Employment and service contracts
Employment and service contracts will need to be amended to take account of malus and clawback. Such changes are likely to have substantial impact on an individual’s terms of service.
There are too many issues to list in an article of this type but likely impacts on contracts include whether relevant payments to an individual should be withheld during a period in which that individual is being investigated for a potential breach.
There will likely be a need for detailed guidelines on how a company should calculate deductions resulting from a breach, including what factors might mitigate or aggravate the situation and how these will be considered when determining the amount. Deciding on appropriate actions is never straightforward, and it becomes even more complex if the individual has left the company, as relevant misconduct may take years to surface.

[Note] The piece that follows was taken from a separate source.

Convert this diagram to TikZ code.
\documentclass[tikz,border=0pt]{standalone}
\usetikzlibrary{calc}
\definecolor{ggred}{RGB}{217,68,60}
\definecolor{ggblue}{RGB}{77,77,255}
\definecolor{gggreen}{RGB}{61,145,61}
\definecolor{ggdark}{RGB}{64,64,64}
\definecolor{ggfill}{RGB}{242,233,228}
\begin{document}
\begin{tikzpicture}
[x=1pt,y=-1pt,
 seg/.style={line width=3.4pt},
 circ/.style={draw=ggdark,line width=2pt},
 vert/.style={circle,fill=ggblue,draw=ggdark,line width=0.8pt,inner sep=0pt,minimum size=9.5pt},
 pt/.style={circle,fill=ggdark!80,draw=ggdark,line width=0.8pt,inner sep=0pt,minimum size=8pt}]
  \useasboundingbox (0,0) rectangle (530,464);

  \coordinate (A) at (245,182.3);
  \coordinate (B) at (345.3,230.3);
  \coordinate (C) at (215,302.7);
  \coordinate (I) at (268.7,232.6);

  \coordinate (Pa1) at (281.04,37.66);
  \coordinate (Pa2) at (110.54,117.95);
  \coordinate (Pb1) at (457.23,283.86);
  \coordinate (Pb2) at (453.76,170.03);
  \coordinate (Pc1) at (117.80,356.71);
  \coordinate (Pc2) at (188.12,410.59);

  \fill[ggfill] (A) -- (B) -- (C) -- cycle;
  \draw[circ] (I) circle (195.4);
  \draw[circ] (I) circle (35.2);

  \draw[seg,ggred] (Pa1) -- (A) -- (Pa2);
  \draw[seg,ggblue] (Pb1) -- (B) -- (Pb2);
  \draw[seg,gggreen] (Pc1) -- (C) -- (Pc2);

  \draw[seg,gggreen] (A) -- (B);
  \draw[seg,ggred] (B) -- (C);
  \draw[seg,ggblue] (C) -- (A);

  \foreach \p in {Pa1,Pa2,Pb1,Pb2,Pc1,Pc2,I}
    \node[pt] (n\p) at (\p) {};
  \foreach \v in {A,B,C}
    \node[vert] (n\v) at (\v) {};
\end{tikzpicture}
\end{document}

In conclusion, the introduction of malus and clawback provisions in the 2024 UK Corporate Governance Code represents a significant step towards strengthening corporate accountability and aligning executive remuneration with long-term company performance. Boards must navigate the complexities of implementing these provisions, ensuring policies are robust, clear, and adaptable to various scenarios. This will require a concerted effort involving the Nomination and Risk Committees, as well as the broader governance and risk management functions of the board. By thoughtfully addressing these challenges, companies can foster a culture of integrity and responsibility, ultimately enhancing trust and stability in the corporate sector.